REQUIREMENT:
Go through the material below and copy all lines with "chart".

RAW DATA:
________________

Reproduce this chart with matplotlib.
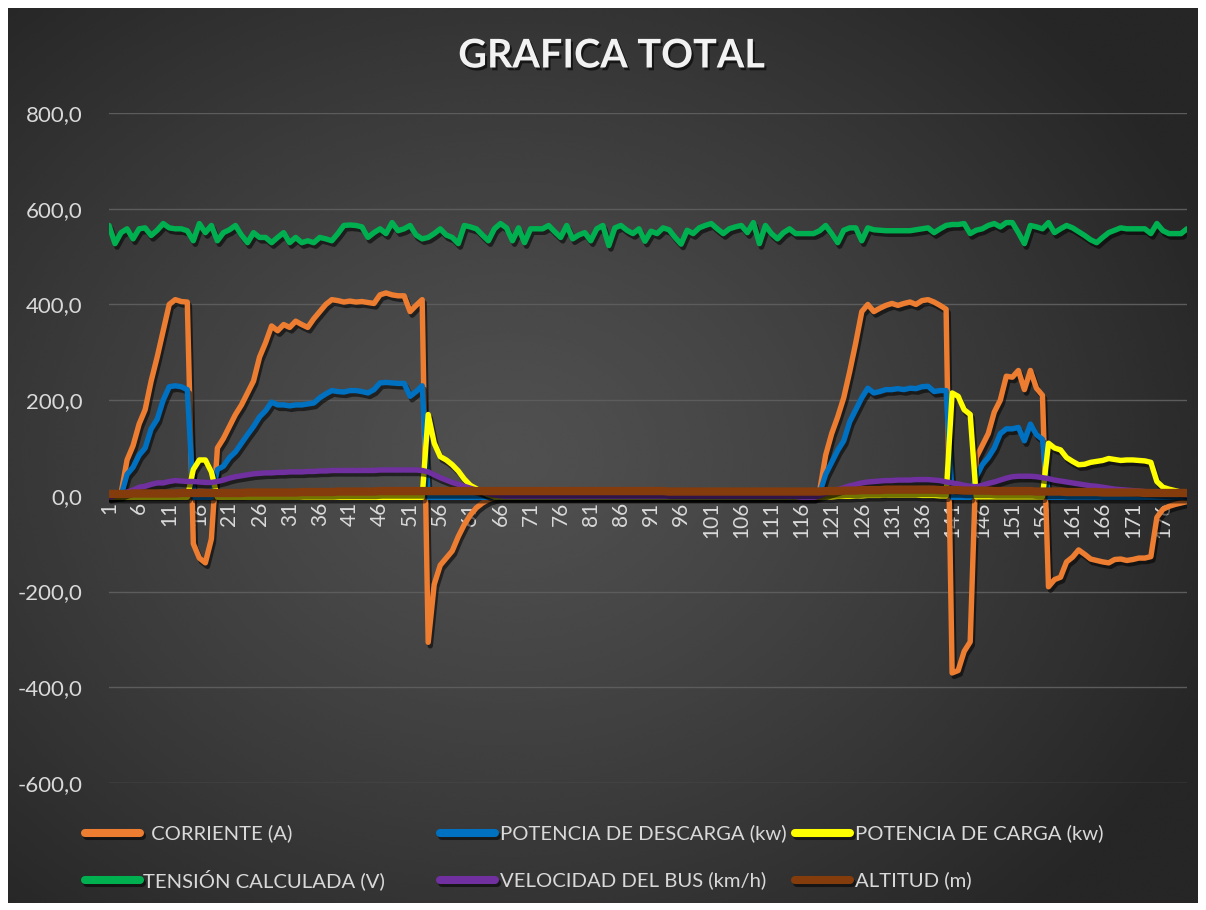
import numpy as np
import matplotlib
matplotlib.use("Agg")
import matplotlib.pyplot as plt
from matplotlib import patheffects as pe
from matplotlib.lines import Line2D

plt.rcParams['font.family'] = ['Lato', 'DejaVu Sans']

# ---------------------------------------------------------------- data
muestras = list(range(1, 181))

corriente = (
    [0, 0, 5, 75, 105, 150, 180, 240, 290, 345, 400, 410, 406, 405,
     -100, -130, -140, -90,
     100, 120, 145, 170, 190, 215, 240, 290, 320, 355, 345, 358, 352, 365,
     358, 352, 370, 385, 400, 410, 408, 405, 407, 405, 406, 404, 402, 420,
     424, 420, 418, 418, 385, 398, 410,
     -306, -185, -145, -130, -115, -85, -60, -40, -25, -15, -8, -4, -2]
    + [0] * 52
    + [10, 85, 130, 165, 205, 260, 320, 385, 400, 385, 392, 398, 402, 398,
       402, 405, 400, 408, 410, 405, 398, 390,
       -370, -365, -325, -305,
       80, 105, 130, 175, 200, 250, 248, 262, 222, 262, 225, 210,
       -190, -175, -170, -138, -128, -113, -122, -132, -135, -138, -140,
       -133, -132, -135, -133, -130, -130, -127, -45, -28, -22, -18, -15, -12]
)

potencia_descarga = (
    [0, 0, 0, 45, 60, 85, 100, 140, 160, 200, 228, 230, 228, 222,
     -3, -3, -3, -3,
     55, 62, 80, 92, 110, 128, 145, 165, 178, 196, 190, 190, 188, 190, 190,
     192, 194, 205, 213, 220, 218, 217, 220, 220, 218, 215, 222, 236, 237,
     236, 235, 235, 208, 218, 230]
    + [-3] * 65
    + [5, 45, 70, 95, 115, 155, 180, 205, 225, 215, 218, 222, 222, 224, 222,
       225, 224, 228, 229, 218, 220, 220,
       -3, -3, -3, -3,
       40, 65, 80, 100, 130, 140, 140, 143, 115, 150, 128, 118]
    + [-3] * 24
)

potencia_carga = (
    [-3] * 14
    + [55, 75, 75, 50]
    + [-3] * 35
    + [170, 110, 82, 75, 65, 52, 35, 22, 15, 8, 2]
    + [-2] * 55
    + [-2, -2, -1, -1, -1, 0, 0, 1, 1, 1, 2, 2, 2, 2, 2, 2, 1, 1, 1, 0, 0]
    + [215, 208, 180, 170]
    + [-2] * 12
    + [110, 100, 96, 80, 72, 65, 66, 70, 72, 74, 78, 76, 74, 75, 75, 74, 73,
       70, 30, 18, 14, 11, 8, 5]
)

tension = [
    565, 527, 550, 558, 537, 558, 560, 544, 555, 569, 560, 558, 558, 554, 533,
    569, 550, 565, 533, 550, 556, 565, 545, 529, 550, 540, 540, 529, 540, 550,
    529, 540, 529, 533, 529, 540, 537, 533, 548, 565, 566, 565, 562, 540, 550,
    558, 548, 571, 554, 558, 565, 545, 537, 540, 548, 558, 545, 540, 527, 565,
    562, 558, 545, 533, 558, 569, 560, 533, 560, 529, 558, 558, 558, 565, 552,
    540, 565, 537, 545, 550, 533, 558, 565, 523, 560, 565, 555, 548, 558, 532,
    553, 548, 560, 556, 540, 526, 555, 548, 560, 565, 569, 558, 548, 558, 562,
    565, 550, 571, 527, 565, 548, 537, 550, 558, 548, 548, 548, 548, 554, 565,
    548, 529, 555, 560, 560, 533, 560, 556, 555, 554, 554, 554, 554, 554, 556,
    558, 560, 550, 558, 565, 567, 567, 569, 548, 555, 558, 565, 569, 562, 571,
    571, 550, 527, 565, 562, 558, 571, 550, 558, 565, 560, 552, 544, 535, 529,
    540, 550, 555, 560, 558, 558, 558, 558, 548, 569, 554, 548, 548, 548, 558,
]

velocidad = (
    [-3, 0, 3, 8, 12, 18, 20, 24, 27, 27, 30, 32, 31, 30, 30, 29, 28, 28, 30,
     33, 37, 40, 42, 44, 46, 47, 48, 48, 49, 49, 50, 50, 50, 51, 51, 52, 52,
     53, 53, 53, 53, 53, 53, 53, 53, 54, 54, 54, 54, 54, 54, 54, 53, 50, 44,
     38, 33, 28, 24, 20, 16, 12, 8, 5, 2, 0]
    + [-1] * 49
    + [-3, -3, -3]
    + [0, 5, 9, 13, 17, 21, 24, 27, 29, 30, 31, 32, 32, 33, 33, 33, 34, 34,
       34, 33, 32, 29, 27, 25, 22, 20, 19, 22, 26, 29, 33, 37, 40, 41, 41, 41,
       40, 38, 36, 33, 31, 29, 27, 25, 23, 21, 20, 18, 16, 14, 13, 12, 11, 10,
       9, 8, 7, 6, 5, 4, 3, 2]
)

altitud = [
    4, 4, 4, 4, 5, 5, 5, 5, 5, 5, 5, 5, 6, 6, 6, 6, 6, 6, 6, 6,
    6, 6, 6, 7, 7, 7, 7, 7, 7, 7, 7, 7, 8, 8, 8, 8, 8, 8, 9, 9,
    9, 9, 9, 9, 9, 10, 10, 10, 10, 10, 10, 10, 10, 10, 10, 10, 10, 10, 10, 10,
    10, 10, 10, 10, 10, 10, 10, 10, 10, 10, 10, 10, 10, 10, 10, 10, 10, 10, 10, 10,
    10, 10, 10, 10, 10, 10, 10, 10, 10, 10, 10, 10, 10, 9, 9, 9, 9, 9, 9, 9,
    9, 9, 9, 9, 9, 9, 9, 9, 9, 9, 9, 9, 9, 9, 9, 9, 9, 9, 9, 10,
    10, 10, 11, 11, 11, 12, 12, 12, 12, 13, 13, 13, 13, 13, 13, 13, 13, 13, 12, 12,
    12, 12, 11, 11, 11, 11, 11, 10, 10, 10, 10, 10, 10, 10, 9, 9, 9, 9, 9, 8,
    8, 8, 8, 8, 8, 7, 7, 7, 7, 7, 7, 7, 6, 6, 6, 6, 6, 6, 6, 6,
]

series = [
    (" CORRIENTE (A)", corriente, "#ED7D31"),
    ("POTENCIA DE DESCARGA (kw)", potencia_descarga, "#0070C0"),
    ("POTENCIA DE CARGA (kw)", potencia_carga, "#FFFF00"),
    ("TENSIÓN CALCULADA (V)", tension, "#00B050"),
    ("VELOCIDAD DEL BUS (km/h)", velocidad, "#7030A0"),
    ("ALTITUD (m)", altitud, "#843C0C"),
]

y_ticks = [-600, -400, -200, 0, 200, 400, 600, 800]
x_tick_labels = list(range(1, 177, 5))

# ---------------------------------------------------------------- figure
W, H = 1206, 910
fig = plt.figure(figsize=(W / 100, H / 100), dpi=100, facecolor="white")

# dark radial-gradient chart panel
bg = fig.add_axes([8 / W, 1 - 903 / H, 1190 / W, 895 / H])
ny, nx = 360, 480
yy, xx = np.mgrid[0:ny, 0:nx]
cx, cy = nx * 0.42, ny * 0.50
r = np.hypot((xx - cx) / (nx * 0.64), (yy - cy) / (ny * 0.70))
shade = (0x50 - (0x50 - 0x26) * np.clip(r, 0, 1) ** 1.25) / 255.0
bg.imshow(shade, cmap="gray", vmin=0, vmax=1, aspect="auto",
          interpolation="bicubic", extent=[0, 1, 0, 1])
bg.axis("off")

ax = fig.add_axes([109 / W, 1 - 783 / H, 1078 / W, 670 / H])
ax.set_facecolor("none")
ax.set_xlim(1, 180)
ax.set_ylim(-600, 800)

for yv in y_ticks:
    ax.axhline(yv, color="#5c5c5c", lw=1.0, zorder=0)

shadow = [pe.SimpleLineShadow(offset=(1.5, -2.5), shadow_color="black", alpha=0.55),
          pe.Normal()]

for name, vals, col in series:
    lw = 6.0 if name.startswith("ALTITUD") else 3.9
    ax.plot(muestras, vals, color=col, lw=lw, solid_joinstyle="round",
            solid_capstyle="round", path_effects=shadow, zorder=3)

for s in ["top", "right", "left"]:
    ax.spines[s].set_visible(False)
ax.spines["bottom"].set_position(("data", 0))
ax.spines["bottom"].set_color("none")

ax.set_yticks(y_ticks)
ax.set_yticklabels([f"{v:.1f}".replace(".", ",") for v in y_ticks])
ax.set_xticks(x_tick_labels)
ax.set_xticklabels([str(v) for v in x_tick_labels], rotation=90)
ax.tick_params(axis="y", length=0, pad=19, labelsize=16, labelcolor="#d9d9d9")
ax.tick_params(axis="x", length=0, pad=4, labelsize=15, labelcolor="#d9d9d9")

# title
fig.text(612 / W, 1 - 56 / H, "GRAFICA TOTAL", fontsize=28.5, fontweight="bold",
         color="#f2f2f2", ha="center", va="center",
         path_effects=[pe.SimplePatchShadow(offset=(1.5, -2), shadow_rgbFace="black",
                                            alpha=0.6), pe.Normal()])

# legend
legend_pos = [(85, 833), (440, 833), (795, 833), (85, 880), (440, 880), (795, 880)]
text_x = [146, 500, 855, 143, 500, 855]
for (name, vals, col), (lx, ly), tx in zip(series, legend_pos, text_x):
    yf = 1 - ly / H
    fig.add_artist(Line2D([lx / W, (lx + 55) / W], [yf, yf], color=col, lw=5.8,
                          solid_capstyle="round", transform=fig.transFigure,
                          path_effects=shadow))
    fig.text(tx / W, yf, name, fontsize=14.6, color="#d9d9d9", ha="left", va="center")

fig.savefig("out.png", dpi=100, facecolor="white")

________________

THE REPLY:
Reproduce this chart with matplotlib.
# dark radial-gradient chart panel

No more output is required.